> [EXTRACTED MATERIAL]
========

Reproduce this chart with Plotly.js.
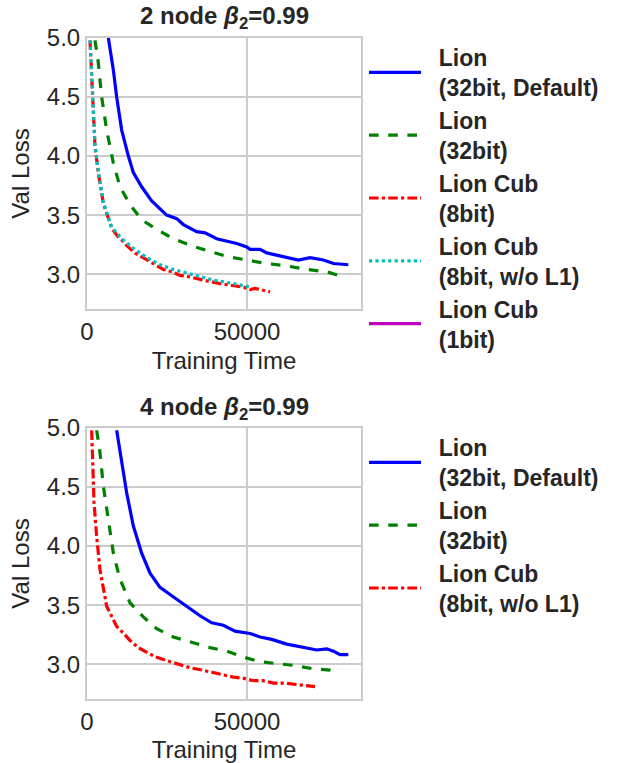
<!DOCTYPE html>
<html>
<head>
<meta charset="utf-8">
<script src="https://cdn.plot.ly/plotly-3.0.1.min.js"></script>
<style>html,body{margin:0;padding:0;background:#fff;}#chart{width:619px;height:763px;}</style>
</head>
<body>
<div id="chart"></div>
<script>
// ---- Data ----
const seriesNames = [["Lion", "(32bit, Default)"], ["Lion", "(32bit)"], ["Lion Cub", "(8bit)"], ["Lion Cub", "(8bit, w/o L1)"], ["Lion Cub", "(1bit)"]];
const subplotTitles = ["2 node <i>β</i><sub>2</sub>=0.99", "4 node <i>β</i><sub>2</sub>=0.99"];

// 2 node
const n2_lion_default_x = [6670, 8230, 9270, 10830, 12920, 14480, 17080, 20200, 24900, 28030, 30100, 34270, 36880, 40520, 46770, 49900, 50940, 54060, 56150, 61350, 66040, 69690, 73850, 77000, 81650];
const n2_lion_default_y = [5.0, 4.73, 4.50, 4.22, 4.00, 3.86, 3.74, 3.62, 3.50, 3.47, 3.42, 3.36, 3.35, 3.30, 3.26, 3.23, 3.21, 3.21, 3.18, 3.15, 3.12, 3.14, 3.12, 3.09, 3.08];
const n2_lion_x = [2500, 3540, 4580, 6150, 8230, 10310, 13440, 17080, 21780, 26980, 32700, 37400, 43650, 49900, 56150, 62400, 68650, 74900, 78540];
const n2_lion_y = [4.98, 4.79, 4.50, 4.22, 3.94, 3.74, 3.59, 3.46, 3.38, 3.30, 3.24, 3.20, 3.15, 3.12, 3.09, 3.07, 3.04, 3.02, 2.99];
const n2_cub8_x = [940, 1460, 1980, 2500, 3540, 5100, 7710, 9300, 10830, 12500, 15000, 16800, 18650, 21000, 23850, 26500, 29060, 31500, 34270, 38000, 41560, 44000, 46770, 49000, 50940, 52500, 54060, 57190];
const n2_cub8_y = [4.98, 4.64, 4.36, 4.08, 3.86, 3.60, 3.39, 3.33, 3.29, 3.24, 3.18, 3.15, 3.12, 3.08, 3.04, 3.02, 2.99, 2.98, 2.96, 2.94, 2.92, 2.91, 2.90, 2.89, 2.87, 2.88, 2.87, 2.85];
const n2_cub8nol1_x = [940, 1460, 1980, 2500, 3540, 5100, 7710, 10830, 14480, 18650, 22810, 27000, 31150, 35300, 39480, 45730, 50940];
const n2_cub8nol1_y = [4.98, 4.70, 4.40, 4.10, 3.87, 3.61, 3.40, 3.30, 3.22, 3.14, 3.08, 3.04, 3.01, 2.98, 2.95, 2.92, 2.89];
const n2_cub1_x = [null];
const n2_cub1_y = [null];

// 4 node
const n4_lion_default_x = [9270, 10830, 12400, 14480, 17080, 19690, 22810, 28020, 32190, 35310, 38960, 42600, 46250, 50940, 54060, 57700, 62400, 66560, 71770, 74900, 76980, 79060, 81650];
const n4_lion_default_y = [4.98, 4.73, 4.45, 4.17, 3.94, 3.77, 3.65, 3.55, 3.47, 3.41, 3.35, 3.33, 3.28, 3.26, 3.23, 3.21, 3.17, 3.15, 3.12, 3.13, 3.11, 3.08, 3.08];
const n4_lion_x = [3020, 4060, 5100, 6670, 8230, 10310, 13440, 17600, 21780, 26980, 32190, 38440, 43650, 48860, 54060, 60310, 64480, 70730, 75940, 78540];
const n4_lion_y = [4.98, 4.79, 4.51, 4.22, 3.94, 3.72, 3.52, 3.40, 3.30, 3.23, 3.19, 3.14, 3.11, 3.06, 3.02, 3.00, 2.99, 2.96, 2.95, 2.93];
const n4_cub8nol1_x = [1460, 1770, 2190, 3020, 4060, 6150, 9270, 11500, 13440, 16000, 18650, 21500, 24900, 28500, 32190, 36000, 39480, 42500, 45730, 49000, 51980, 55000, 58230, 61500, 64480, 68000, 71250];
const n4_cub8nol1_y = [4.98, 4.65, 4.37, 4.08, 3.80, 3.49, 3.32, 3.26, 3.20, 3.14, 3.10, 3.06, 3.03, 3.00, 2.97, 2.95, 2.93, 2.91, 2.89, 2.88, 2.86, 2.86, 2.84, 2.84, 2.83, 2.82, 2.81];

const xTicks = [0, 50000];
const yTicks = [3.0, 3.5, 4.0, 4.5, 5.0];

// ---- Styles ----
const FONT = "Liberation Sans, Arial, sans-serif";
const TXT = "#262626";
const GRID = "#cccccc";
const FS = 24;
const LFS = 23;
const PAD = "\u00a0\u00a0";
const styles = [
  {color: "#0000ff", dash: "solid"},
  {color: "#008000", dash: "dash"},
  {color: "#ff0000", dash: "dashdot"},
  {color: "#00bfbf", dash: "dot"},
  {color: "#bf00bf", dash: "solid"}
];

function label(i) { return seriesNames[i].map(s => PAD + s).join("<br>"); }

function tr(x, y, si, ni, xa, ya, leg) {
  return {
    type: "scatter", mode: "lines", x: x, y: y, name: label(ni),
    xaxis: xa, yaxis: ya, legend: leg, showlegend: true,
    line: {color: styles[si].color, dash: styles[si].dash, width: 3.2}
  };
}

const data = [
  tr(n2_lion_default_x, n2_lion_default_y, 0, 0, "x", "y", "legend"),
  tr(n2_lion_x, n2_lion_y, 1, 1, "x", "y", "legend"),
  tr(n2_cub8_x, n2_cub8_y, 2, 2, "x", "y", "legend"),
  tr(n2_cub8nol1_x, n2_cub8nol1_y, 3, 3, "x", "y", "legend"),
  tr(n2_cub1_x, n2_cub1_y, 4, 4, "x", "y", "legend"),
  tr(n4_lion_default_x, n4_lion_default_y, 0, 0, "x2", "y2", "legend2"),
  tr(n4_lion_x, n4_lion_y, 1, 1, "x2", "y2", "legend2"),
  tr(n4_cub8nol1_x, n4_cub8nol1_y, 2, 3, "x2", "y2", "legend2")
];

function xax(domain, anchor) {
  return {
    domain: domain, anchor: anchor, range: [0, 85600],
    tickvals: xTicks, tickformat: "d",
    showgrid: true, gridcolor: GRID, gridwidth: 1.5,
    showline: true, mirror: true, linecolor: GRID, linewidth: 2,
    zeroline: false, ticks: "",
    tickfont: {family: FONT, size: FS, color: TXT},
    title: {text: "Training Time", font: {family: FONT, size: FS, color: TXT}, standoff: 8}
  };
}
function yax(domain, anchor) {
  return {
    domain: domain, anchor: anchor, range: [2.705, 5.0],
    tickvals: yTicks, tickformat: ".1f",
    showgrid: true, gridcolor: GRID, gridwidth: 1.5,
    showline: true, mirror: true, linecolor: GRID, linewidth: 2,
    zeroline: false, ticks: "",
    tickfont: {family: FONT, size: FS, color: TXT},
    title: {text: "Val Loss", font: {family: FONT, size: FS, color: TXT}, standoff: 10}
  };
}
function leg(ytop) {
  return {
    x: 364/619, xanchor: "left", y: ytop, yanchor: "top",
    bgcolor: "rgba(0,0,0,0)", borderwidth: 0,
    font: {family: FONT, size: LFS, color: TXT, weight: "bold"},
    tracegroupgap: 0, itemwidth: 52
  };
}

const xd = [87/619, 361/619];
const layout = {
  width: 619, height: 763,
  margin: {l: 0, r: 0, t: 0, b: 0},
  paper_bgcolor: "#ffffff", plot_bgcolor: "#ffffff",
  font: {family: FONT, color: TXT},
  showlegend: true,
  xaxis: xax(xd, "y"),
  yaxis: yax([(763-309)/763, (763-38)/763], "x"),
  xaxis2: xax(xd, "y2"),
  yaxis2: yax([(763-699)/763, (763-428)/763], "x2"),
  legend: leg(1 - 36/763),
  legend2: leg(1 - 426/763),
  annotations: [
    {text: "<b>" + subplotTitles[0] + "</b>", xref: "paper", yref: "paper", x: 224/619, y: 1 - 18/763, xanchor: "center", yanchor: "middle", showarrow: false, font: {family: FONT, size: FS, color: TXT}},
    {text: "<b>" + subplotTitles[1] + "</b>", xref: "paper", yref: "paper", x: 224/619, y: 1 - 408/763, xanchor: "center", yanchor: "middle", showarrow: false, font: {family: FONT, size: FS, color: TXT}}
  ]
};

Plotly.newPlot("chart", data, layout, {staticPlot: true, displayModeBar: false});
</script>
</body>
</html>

========

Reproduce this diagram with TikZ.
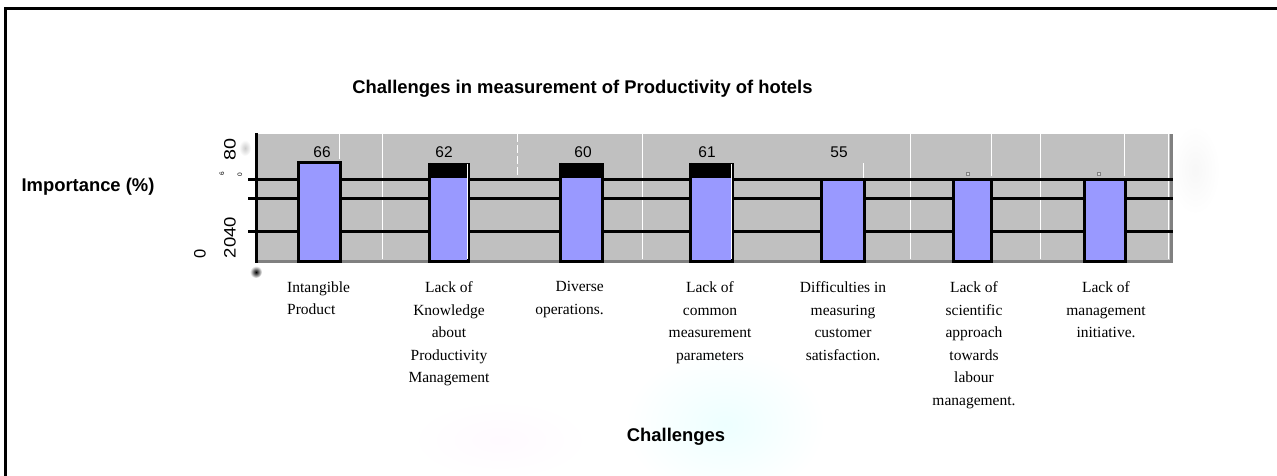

========

> [WHAT IS REQUIRED]
Find how many lines in the listing hold "chart", and reply with that number only.

> [RESPONSE FOR THIS EXERCISE]
4